100 Mile Training – What walls do I have to walk through?

Week 10 of a 26 week training cycle for my first attempt at a 100 mile race – The good bit is that I am feeling as fit as I every did in my life. I have not missed even one session that I chalked up on my training plan spreadsheet at the start of this year.

My learnings from the last 50 mile race last year was that I needed to work extensively on my hip and core strength while keeping the running mileage high. And that is coming through as well as I expected.

However, by nature a 100 mile training schedule is remorselessly grueling. It is meant to push the body and mind to breaking limits, break it slightly and in process make it stronger. At no point, am I even expecting a painless day.

My training plan is built to gradually ramp up the weekly running mileage as weeks go by, starting at 30 miles a week to upto 80 by around week 22 at the peak before tapering.

This next phase of training is where I move from known to unknown. It is the first time I will be consistently running 50+ miles/week for several weeks.
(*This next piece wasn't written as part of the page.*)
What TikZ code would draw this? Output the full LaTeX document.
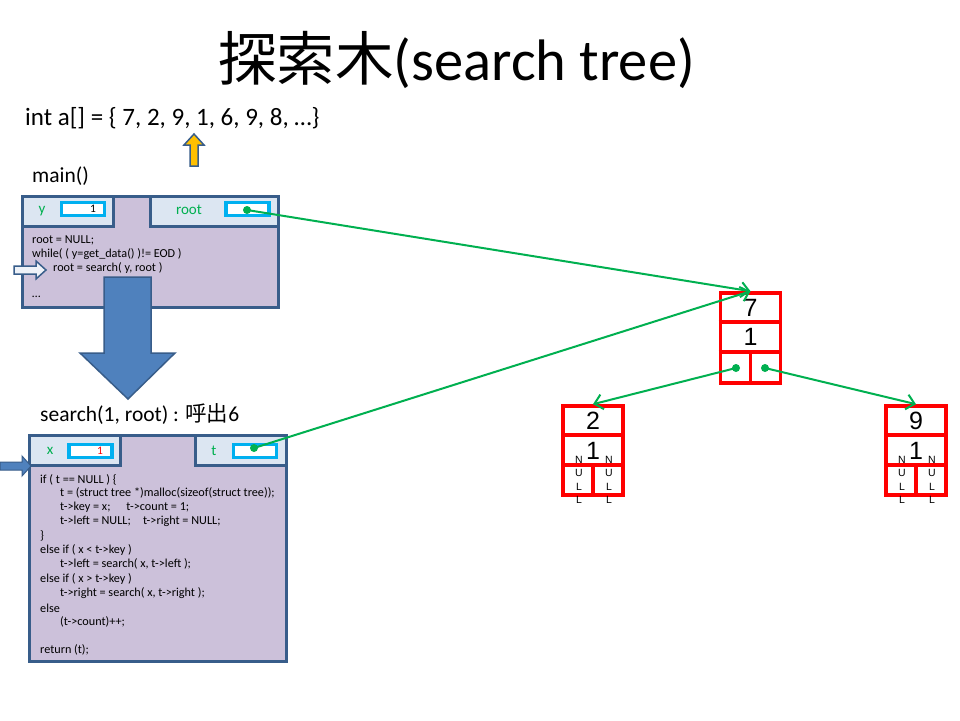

There will be days of immense tiredness. More than any pain, the exhaustion and tiredness tests the mind and body to its tilt. Often there is no easy answer to the tiredness. Often the answer is to rest. Yet, the training is to keep moving. The intent of these coming weeks of moving through the days of tiredness is to build the ‘muscle memory’ to keep moving in the later miles on race day when the mind is too tired to will the body.